Proceedings of the International Parallel and Distributed Processing Symposium (IPDPS-03)
Nice, France, April 2003
The available Instruction Level Parallelism in Java bytecode (Java-ILP) is not readily exploitable using traditional in-order or out-of-order issue mechanisms due to dependencies involving stack operands. The sequentialization due to stack dependency can be overcome by identifying bytecode traces, which are sequences of bytecode instructions that when executed leave the operand stack in the same state as it was at the beginning of the sequence. Instructions from different bytecode traces have no stack-operand dependency and hence can be executed in parallel on multiple operand stacks.
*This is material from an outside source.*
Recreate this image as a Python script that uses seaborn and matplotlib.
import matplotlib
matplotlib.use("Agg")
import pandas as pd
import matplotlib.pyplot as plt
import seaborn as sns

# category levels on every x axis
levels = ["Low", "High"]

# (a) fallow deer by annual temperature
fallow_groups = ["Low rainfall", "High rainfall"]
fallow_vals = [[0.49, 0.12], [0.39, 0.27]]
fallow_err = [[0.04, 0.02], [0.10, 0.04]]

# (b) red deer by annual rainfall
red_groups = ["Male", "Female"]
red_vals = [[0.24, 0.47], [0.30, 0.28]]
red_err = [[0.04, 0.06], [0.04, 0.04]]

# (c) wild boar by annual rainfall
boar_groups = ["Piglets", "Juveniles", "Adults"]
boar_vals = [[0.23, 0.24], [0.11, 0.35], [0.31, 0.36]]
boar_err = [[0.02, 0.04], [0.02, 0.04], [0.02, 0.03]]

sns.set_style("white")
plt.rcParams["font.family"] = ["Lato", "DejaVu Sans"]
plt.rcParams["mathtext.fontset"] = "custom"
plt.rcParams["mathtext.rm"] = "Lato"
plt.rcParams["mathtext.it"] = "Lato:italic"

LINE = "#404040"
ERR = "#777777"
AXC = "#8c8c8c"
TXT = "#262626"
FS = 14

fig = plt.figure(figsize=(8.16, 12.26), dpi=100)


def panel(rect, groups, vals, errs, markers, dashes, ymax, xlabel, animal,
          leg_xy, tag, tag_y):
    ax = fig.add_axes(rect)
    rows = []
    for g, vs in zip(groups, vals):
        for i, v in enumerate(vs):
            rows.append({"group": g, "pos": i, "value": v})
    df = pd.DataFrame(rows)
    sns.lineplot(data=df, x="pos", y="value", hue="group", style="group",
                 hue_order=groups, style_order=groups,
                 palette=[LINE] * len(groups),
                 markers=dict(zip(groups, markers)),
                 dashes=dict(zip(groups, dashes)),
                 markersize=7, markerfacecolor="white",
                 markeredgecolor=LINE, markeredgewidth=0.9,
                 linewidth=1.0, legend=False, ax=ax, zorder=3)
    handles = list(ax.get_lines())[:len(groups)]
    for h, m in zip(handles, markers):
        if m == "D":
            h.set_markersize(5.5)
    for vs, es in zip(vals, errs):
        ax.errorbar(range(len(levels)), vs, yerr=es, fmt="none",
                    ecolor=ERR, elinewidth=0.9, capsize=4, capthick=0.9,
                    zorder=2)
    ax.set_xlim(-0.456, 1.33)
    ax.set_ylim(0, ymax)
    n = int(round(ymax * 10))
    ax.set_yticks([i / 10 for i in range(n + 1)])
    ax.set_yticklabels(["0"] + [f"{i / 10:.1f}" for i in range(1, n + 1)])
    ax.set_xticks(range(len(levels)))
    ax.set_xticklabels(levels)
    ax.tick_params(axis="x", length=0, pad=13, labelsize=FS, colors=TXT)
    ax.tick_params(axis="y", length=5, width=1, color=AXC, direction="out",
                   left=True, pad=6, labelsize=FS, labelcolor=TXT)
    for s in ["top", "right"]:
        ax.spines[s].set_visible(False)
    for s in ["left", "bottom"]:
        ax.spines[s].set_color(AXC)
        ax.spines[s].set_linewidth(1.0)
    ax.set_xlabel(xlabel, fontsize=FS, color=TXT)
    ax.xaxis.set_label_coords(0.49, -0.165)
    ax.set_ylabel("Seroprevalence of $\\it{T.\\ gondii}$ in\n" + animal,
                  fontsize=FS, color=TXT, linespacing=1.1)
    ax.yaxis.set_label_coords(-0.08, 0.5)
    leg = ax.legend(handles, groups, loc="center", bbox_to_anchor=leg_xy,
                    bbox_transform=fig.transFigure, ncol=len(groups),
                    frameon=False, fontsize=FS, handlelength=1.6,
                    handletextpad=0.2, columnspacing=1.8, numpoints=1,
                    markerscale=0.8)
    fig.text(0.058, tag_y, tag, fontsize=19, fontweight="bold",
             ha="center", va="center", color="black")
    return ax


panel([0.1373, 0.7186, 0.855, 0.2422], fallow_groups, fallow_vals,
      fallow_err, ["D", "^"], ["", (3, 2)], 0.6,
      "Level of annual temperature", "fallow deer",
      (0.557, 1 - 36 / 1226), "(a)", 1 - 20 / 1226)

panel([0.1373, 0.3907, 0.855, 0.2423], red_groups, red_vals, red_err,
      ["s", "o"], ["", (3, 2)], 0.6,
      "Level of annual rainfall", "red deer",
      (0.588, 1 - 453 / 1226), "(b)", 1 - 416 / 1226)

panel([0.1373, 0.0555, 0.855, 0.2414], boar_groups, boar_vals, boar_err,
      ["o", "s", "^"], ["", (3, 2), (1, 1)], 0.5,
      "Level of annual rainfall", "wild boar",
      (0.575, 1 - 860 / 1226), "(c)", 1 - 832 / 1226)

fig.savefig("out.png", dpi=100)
In this paper, we propose a simultaneous multitrace instruction issue (SMTI) architecture for a processor that can issue instructions from multiple bytecode traces to exploit Java-ILP. The proposed architecture can easily take advantage of nested folding to further increase the ILP. Extraction of bytecode traces and nested bytecode folding are done in software, during the method verification stage, and add little run-time overhead. We carried out our experiments in our SMTI simulation environment with SPECjvm98, Scimark benchmarks and the Linpack workload. Simultaneous multi-trace issue combined with nested folding resulted in an average ILP speedup gain of 54% over the base inorder single-issue Java processor.